Could you copy exactly the lines from the start of the records through the one containing "0.927, 0.971, 1];", both included, and leave out the pictures?

** Start **

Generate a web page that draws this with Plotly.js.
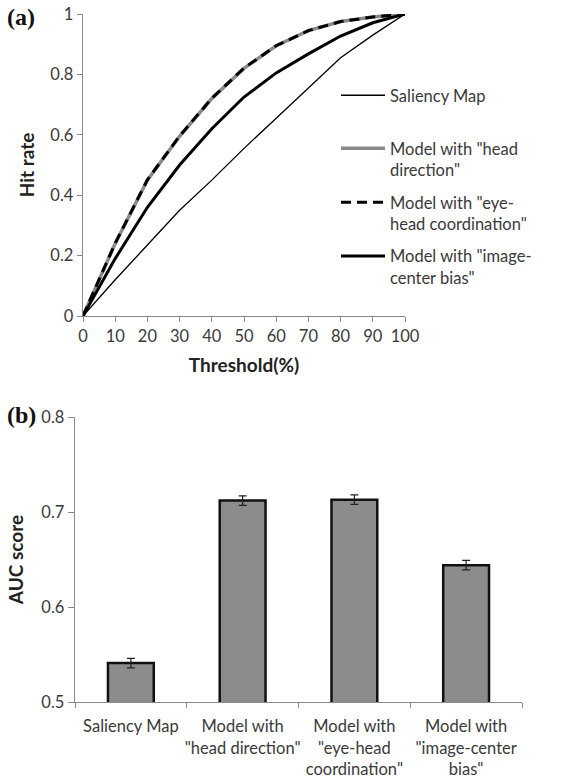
<!DOCTYPE html>
<html>
<head>
<meta charset="utf-8">
<script src="https://cdn.plot.ly/plotly-3.0.1.min.js"></script>
<style>
  html, body { margin: 0; padding: 0; background: #fff; }
  #chart { width: 577px; height: 779px; }
</style>
</head>
<body>
<div id="chart"></div>
<script>
// (a) hit rate against threshold
const threshold = [0, 10, 20, 30, 40, 50, 60, 70, 80, 90, 100];
const hitSaliency = [0, 0.12, 0.235, 0.35, 0.45, 0.555, 0.655, 0.755, 0.855, 0.93, 1];
const hitHeadDirection = [0, 0.24, 0.45, 0.595, 0.72, 0.82, 0.895, 0.945, 0.975, 0.99, 1];
const hitEyeHead = [0, 0.241, 0.451, 0.596, 0.721, 0.821, 0.895, 0.945, 0.975, 0.99, 1];
const hitCenterBias = [0, 0.19, 0.36, 0.5, 0.62, 0.725, 0.805, 0.868, 0.927, 0.971, 1];

// (b) AUC score per model
const models = [
  'Saliency Map',
  'Model with<br>"head direction"',
  'Model with<br>"eye-head<br>coordination"',
  'Model with<br>"image-center<br>bias"'
];
const aucScore = [0.541, 0.712, 0.713, 0.644];
const aucError = [0.005, 0.005, 0.005, 0.005];

const W = 577, H = 779;
const px = x => x / W;
const py = y => 1 - y / H;

const FONT = 'Lato, "Open Sans", sans-serif';
const TXT = '#3a3a3a';
const AXIS = '#8a8a8a';
const TICK_SIZE = 16.5;
const TITLE_FONT = {family: FONT, size: 19, color: '#222', weight: 'bold'};

const traces = [
  {
    x: threshold, y: hitSaliency, name: 'Saliency Map',
    mode: 'lines', line: {color: '#000', width: 1.3},
    xaxis: 'x', yaxis: 'y', legend: 'legend'
  },
  {
    x: threshold, y: hitHeadDirection, name: 'Model with "head<br>direction"',
    mode: 'lines', line: {color: '#8a8a8a', width: 3.5},
    xaxis: 'x', yaxis: 'y', legend: 'legend2', legendgroup: 'b'
  },
  {
    x: threshold, y: hitEyeHead, name: 'Model with "eye-<br>head coordination"',
    mode: 'lines', line: {color: '#000', width: 3, dash: '10px,6px'},
    xaxis: 'x', yaxis: 'y', legend: 'legend2', legendgroup: 'c'
  },
  {
    x: threshold, y: hitCenterBias, name: 'Model with "image-<br>center bias"',
    mode: 'lines', line: {color: '#000', width: 3},
    xaxis: 'x', yaxis: 'y', legend: 'legend2', legendgroup: 'd'
  },
  {
    type: 'bar', x: models, y: aucScore, showlegend: false,
    xaxis: 'x2', yaxis: 'y2',
    marker: {color: '#8c8c8c', line: {color: '#111', width: 2.5}},
    error_y: {type: 'data', array: aucError, visible: true, color: '#222', thickness: 1.2, width: 4}
  }
];

const legendBase = {
  xanchor: 'left', yanchor: 'top', valign: 'top',
  itemwidth: 44, bgcolor: 'rgba(0,0,0,0)',
  font: {family: FONT, size: TICK_SIZE, color: TXT}
};

const layout = {
  width: W, height: H,
  margin: {l: 0, r: 0, t: 0, b: 0},
  paper_bgcolor: '#fff', plot_bgcolor: '#fff',
  font: {family: FONT, size: TICK_SIZE, color: TXT},
  showlegend: true,
  legend: Object.assign({x: px(336), y: py(78)}, legendBase),
  legend2: Object.assign({x: px(336), y: py(131), tracegroupgap: 8}, legendBase),
  xaxis: {
    domain: [px(83), px(405)], anchor: 'y',
    range: [0, 100], tick0: 0, dtick: 10,
    showgrid: false, zeroline: false,
    showline: true, linecolor: AXIS, linewidth: 1.3,
    ticks: 'outside', ticklen: 5, tickcolor: AXIS,
    tickfont: {family: FONT, size: TICK_SIZE, color: TXT},
    title: {text: 'Threshold(%)', font: TITLE_FONT, standoff: 13}
  },
  yaxis: {
    domain: [py(316), py(14)], anchor: 'x',
    range: [0, 1], dtick: 0.2,
    showgrid: false, zeroline: false,
    showline: true, linecolor: AXIS, linewidth: 1.3,
    ticks: 'outside', ticklen: 5, tickcolor: AXIS,
    tickfont: {family: FONT, size: TICK_SIZE, color: TXT},
    title: {text: 'Hit rate', font: TITLE_FONT, standoff: 10}
  },
  xaxis2: {
    domain: [px(75), px(522)], anchor: 'y2',
    type: 'category', tickangle: 0, ticklabelstandoff: 9,
    showgrid: false, zeroline: false,
    showline: true, linecolor: AXIS, linewidth: 1.3,
    ticks: 'outside', tickson: 'boundaries', ticklen: 5, tickcolor: AXIS,
    tickfont: {family: FONT, size: TICK_SIZE, color: TXT}
  },
  yaxis2: {
    domain: [py(702), py(417)], anchor: 'x2',
    range: [0.5, 0.8], dtick: 0.1,
    showgrid: false, zeroline: false,
    showline: true, linecolor: AXIS, linewidth: 1.3,
    ticks: 'outside', ticklen: 6, tickcolor: AXIS,
    tickfont: {family: FONT, size: TICK_SIZE, color: TXT},
    title: {text: 'AUC score', font: TITLE_FONT, standoff: 12}
  },
  bargap: 0.59,
  annotations: [
    {text: '<b>(a)</b>', xref: 'paper', yref: 'paper', x: px(5), y: py(17),
     xanchor: 'left', yanchor: 'middle', showarrow: false,
     font: {family: '"Liberation Serif", "DejaVu Serif", serif', size: 24, color: '#111'}},
    {text: '<b>(b)</b>', xref: 'paper', yref: 'paper', x: px(5), y: py(415),
     xanchor: 'left', yanchor: 'middle', showarrow: false,
     font: {family: '"Liberation Serif", "DejaVu Serif", serif', size: 24, color: '#111'}}
  ]
};

Plotly.newPlot('chart', traces, layout, {displayModeBar: false, staticPlot: true});
</script>
</body>
</html>
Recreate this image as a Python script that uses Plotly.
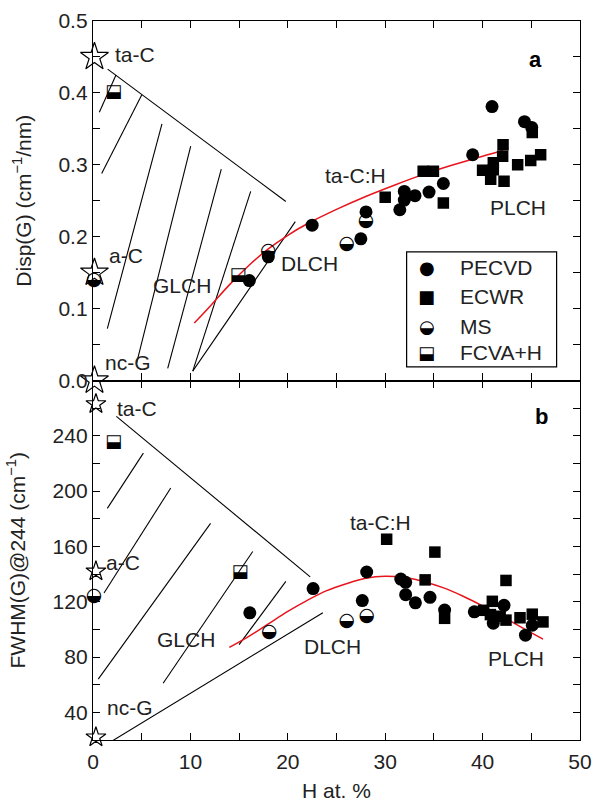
import plotly.graph_objects as go
from plotly.subplots import make_subplots

FONT = "Liberation Sans, Arial, Helvetica, sans-serif"
GLYPH = "DejaVu Sans"
FS = 21

# ---------------- Panel a : Disp(G) (cm-1/nm) ----------------
a_pecvd_x = [16.05, 18.0, 22.5, 27.5, 28.03, 31.5, 31.96, 31.96, 33.06, 34.5, 35.97, 38.98, 40.97, 44.3, 45.04]
a_pecvd_y = [0.139, 0.172, 0.216, 0.197, 0.2345, 0.2375, 0.251, 0.263, 0.257, 0.262, 0.274, 0.314, 0.381, 0.360, 0.352]
a_ecwr_x = [30.0, 33.9, 34.95, 35.97, 40.0, 41.1, 41.1, 40.83, 42.06, 42.1, 42.2, 43.6, 44.94, 45.96, 45.1]
a_ecwr_y = [0.255, 0.291, 0.291, 0.247, 0.2925, 0.303, 0.293, 0.280, 0.312, 0.328, 0.277, 0.300, 0.306, 0.314, 0.345]
a_ms_x = [0.1, 18.0, 26.05, 28.03]
a_ms_y = [0.140, 0.180, 0.190, 0.221]
a_fcva_x = [2.1, 14.9]
a_fcva_y = [0.40, 0.146]
a_star_x = [0.15, 0.15, 0.15]
a_star_y = [0.45, 0.15, 0.0]
a_fit_x = [10.4, 12, 14, 16, 18, 20, 22, 25, 28, 31, 34, 37, 40, 42.1]
a_fit_y = [0.080, 0.103, 0.133, 0.160, 0.183, 0.202, 0.218, 0.238, 0.256, 0.272, 0.287, 0.300, 0.312, 0.320]
# guide lines (x0, y0, x1, y1)
a_guides = [
    (1.5, 0.433, 19.8, 0.249),
    (0.65, 0.373, 2.36, 0.425),
    (0.89, 0.288, 5.0, 0.397),
    (1.47, 0.072, 7.08, 0.357),
    (4.49, 0.025, 10.03, 0.326),
    (7.67, 0.017, 13.17, 0.294),
    (10.24, 0.013, 16.19, 0.263),
    (10.24, 0.013, 20.77, 0.221),
]
a_labels = [("ta-C", 2.1, 0.453), ("a-C", 1.4, 0.174), ("nc-G", 1.06, 0.025),
            ("GLCH", 6.0, 0.1325), ("DLCH", 19.1, 0.1625), ("ta-C:H", 23.6, 0.285),
            ("PLCH", 40.6, 0.2405)]

# ---------------- Panel b : FWHM(G)@244 (cm-1) ----------------
b_pecvd_x = [16.1, 22.6, 27.65, 28.1, 31.6, 32.1, 32.1, 33.1, 34.6, 36.1, 39.15, 41.1, 42.2, 44.4, 45.1]
b_pecvd_y = [112, 129.5, 120.8, 141.5, 136.4, 134, 125.1, 119.2, 123.2, 114, 112.7, 104.5, 117.4, 95.8, 103]
b_ecwr_x = [30.15, 34.1, 35.1, 36.1, 40.1, 41.0, 41.8, 42.4, 42.4, 43.84, 45.1, 46.2, 40.8]
b_ecwr_y = [165.2, 135.8, 155.9, 108, 113.8, 120.3, 109.5, 106.7, 135.4, 108.4, 111, 105.4, 110.7]
b_ms_x = [0.1, 18.1, 26.05, 28.1]
b_ms_y = [124, 98, 106, 109.5]
b_fcva_x = [2.1, 15.1]
b_fcva_y = [235, 141.2]
b_star_x = [0.3, 0.3, 0.3]
b_star_y = [263, 142, 22]
b_fit_x = [14.0, 16, 18, 20, 22, 24, 26, 28, 30, 32, 34, 36, 38, 40, 42, 44, 46.2]
b_fit_y = [87, 95, 104, 113, 121, 128, 133, 137, 138.5, 137.5, 134.5, 130, 124, 117, 109.5, 101.5, 93]
b_guides = [
    (2.4, 254, 22.3, 138),
    (1.47, 187.5, 5.17, 227.5),
    (1.13, 126.3, 7.98, 202.3),
    (0.54, 64, 12.07, 176.7),
    (7.2, 61, 16.4, 156.3),
    (15.0, 89, 19.8, 134.7),
    (1.9, 19, 23.6, 112),
]
b_labels = [("ta-C", 2.26, 260), ("a-C", 1.13, 148.5), ("nc-G", 1.23, 43.6),
            ("GLCH", 6.4, 92.8), ("DLCH", 21.5, 87.4), ("ta-C:H", 26.2, 177.3),
            ("PLCH", 40.35, 79)]

legend_names = ["PECVD", "ECWR", "MS", "FCVA+H"]
legend_glyphs = ["\u25CF", "\u25A0", "\u25D2", "\u2B13"]

x_ticks = [0, 10, 20, 30, 40, 50]
a_ticks = [0.0, 0.1, 0.2, 0.3, 0.4, 0.5]
b_ticks = [40, 80, 120, 160, 200, 240]


def segs(lst):
    xs, ys = [], []
    for x0, y0, x1, y1 in lst:
        xs += [x0, x1, None]
        ys += [y0, y1, None]
    return xs, ys


fig = make_subplots(rows=2, cols=1, shared_xaxes=True, vertical_spacing=0)


def add_panel(row, guides, fit_x, fit_y, px, py, ex, ey, mx, my, fx, fy, sx, sy, star_size):
    gx, gy = segs(guides)
    fig.add_trace(go.Scatter(x=gx, y=gy, mode="lines", line=dict(color="black", width=1.1),
                             showlegend=False, hoverinfo="skip"), row=row, col=1)
    fig.add_trace(go.Scatter(x=fit_x, y=fit_y, mode="lines", line=dict(color="#e8141c", width=1.5),
                             showlegend=False, line_shape="spline"), row=row, col=1)
    fig.add_trace(go.Scatter(x=px, y=py, mode="markers", name="PECVD", showlegend=False,
                             marker=dict(symbol="circle", size=13, color="black")), row=row, col=1)
    fig.add_trace(go.Scatter(x=ex, y=ey, mode="markers", name="ECWR", showlegend=False,
                             marker=dict(symbol="square", size=11.5, color="black")), row=row, col=1)
    fig.add_trace(go.Scatter(x=mx, y=my, mode="text", name="MS", showlegend=False,
                             text=["\u25D2"] * len(mx), textposition="middle center",
                             textfont=dict(family=GLYPH, size=19, color="black"),
                             cliponaxis=False), row=row, col=1)
    fig.add_trace(go.Scatter(x=fx, y=fy, mode="text", name="FCVA+H", showlegend=False,
                             text=["\u2B13"] * len(fx), textposition="middle center",
                             textfont=dict(family=GLYPH, size=18, color="black"),
                             cliponaxis=False), row=row, col=1)
    fig.add_trace(go.Scatter(x=sx, y=sy, mode="markers", showlegend=False, cliponaxis=False,
                             marker=dict(symbol="star-open", size=star_size, color="black",
                                         line=dict(width=1.2))), row=row, col=1)


add_panel(1, a_guides, a_fit_x, a_fit_y, a_pecvd_x, a_pecvd_y, a_ecwr_x, a_ecwr_y,
          a_ms_x, a_ms_y, a_fcva_x, a_fcva_y, a_star_x, a_star_y, 21)
add_panel(2, b_guides, b_fit_x, b_fit_y, b_pecvd_x, b_pecvd_y, b_ecwr_x, b_ecwr_y,
          b_ms_x, b_ms_y, b_fcva_x, b_fcva_y, b_star_x, b_star_y, 15)

ann = []
for t, x, y in a_labels:
    ann.append(dict(text=t, x=x, y=y, xref="x", yref="y", xanchor="left", yanchor="middle",
                    showarrow=False, font=dict(family=FONT, size=FS, color="#222")))
for t, x, y in b_labels:
    ann.append(dict(text=t, x=x, y=y, xref="x2", yref="y2", xanchor="left", yanchor="middle",
                    showarrow=False, font=dict(family=FONT, size=FS, color="#222")))
ann.append(dict(text="<b>a</b>", x=45.4, y=0.447, xref="x", yref="y", showarrow=False,
                font=dict(family=FONT, size=22, color="black")))
ann.append(dict(text="<b>b</b>", x=46.0, y=254, xref="x2", yref="y2", showarrow=False,
                font=dict(family=FONT, size=22, color="black")))

# legend box (drawn inside panel a)
leg_y = [0.1565, 0.117, 0.0752, 0.039]
for name, g, yy in zip(legend_names, legend_glyphs, leg_y):
    ann.append(dict(text=g, x=34.26, y=yy, xref="x", yref="y", showarrow=False,
                    font=dict(family=GLYPH, size=18, color="black")))
    ann.append(dict(text=name, x=37.5, y=yy, xref="x", yref="y", xanchor="left", showarrow=False,
                    font=dict(family=FONT, size=FS, color="#222")))

fig.update_layout(
    width=595, height=802,
    margin=dict(l=93, r=15, t=21, b=62, autoexpand=False),
    paper_bgcolor="white", plot_bgcolor="white",
    font=dict(family=FONT, size=FS, color="#222"),
    annotations=ann,
    shapes=[dict(type="rect", xref="x", yref="y", x0=32.2, x1=47.6, y0=0.019, y1=0.179,
                 line=dict(color="black", width=1.2), fillcolor="rgba(0,0,0,0)")],
    showlegend=False,
)

axis_common = dict(showline=True, linecolor="black", linewidth=1.3, mirror="allticks",
                   ticks="inside", ticklen=7, tickwidth=1.2, tickcolor="black",
                   showgrid=False, zeroline=False, automargin=False)

fig.update_xaxes(range=[0, 50], tickvals=x_ticks,
                 minor=dict(tickvals=[5, 15, 25, 35, 45], ticks="inside", ticklen=7,
                            tickwidth=1.2, tickcolor="black", showgrid=False),
                 **axis_common)
fig.update_xaxes(showticklabels=False, row=1, col=1)
fig.update_xaxes(title=dict(text="H at. %", standoff=18, font=dict(size=FS)),
                 tickfont=dict(size=FS), ticklabelstandoff=3, row=2, col=1)

fig.update_yaxes(range=[0, 0.5], tickvals=a_ticks, ticktext=["0.0", "0.1", "0.2", "0.3", "0.4", "0.5"],
                 minor=dict(tickvals=[0.05, 0.15, 0.25, 0.35, 0.45], ticks="inside", ticklen=7,
                            tickwidth=1.2, tickcolor="black", showgrid=False),
                 title=dict(text="Disp(G) (cm<sup>\u22121</sup>/nm)", standoff=21, font=dict(size=FS)),
                 tickfont=dict(size=FS), row=1, col=1, **axis_common)
fig.update_yaxes(range=[20, 280], tickvals=b_ticks,
                 minor=dict(tickvals=[20, 60, 100, 140, 180, 220, 260, 280], ticks="inside", ticklen=7,
                            tickwidth=1.2, tickcolor="black", showgrid=False),
                 title=dict(text="FWHM(G)@244 (cm<sup>\u22121</sup>)", standoff=21, font=dict(size=FS)),
                 tickfont=dict(size=FS), row=2, col=1, **axis_common)

fig.write_html("out.html")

** End **

--- Final answer ---
Generate a web page that draws this with Plotly.js.
<!DOCTYPE html>
<html>
<head>
<meta charset="utf-8">
<script src="https://cdn.plot.ly/plotly-3.0.1.min.js"></script>
<style>
  html, body { margin: 0; padding: 0; background: #fff; }
  #chart { width: 577px; height: 779px; }
</style>
</head>
<body>
<div id="chart"></div>
<script>
// (a) hit rate against threshold
const threshold = [0, 10, 20, 30, 40, 50, 60, 70, 80, 90, 100];
const hitSaliency = [0, 0.12, 0.235, 0.35, 0.45, 0.555, 0.655, 0.755, 0.855, 0.93, 1];
const hitHeadDirection = [0, 0.24, 0.45, 0.595, 0.72, 0.82, 0.895, 0.945, 0.975, 0.99, 1];
const hitEyeHead = [0, 0.241, 0.451, 0.596, 0.721, 0.821, 0.895, 0.945, 0.975, 0.99, 1];
const hitCenterBias = [0, 0.19, 0.36, 0.5, 0.62, 0.725, 0.805, 0.868, 0.927, 0.971, 1];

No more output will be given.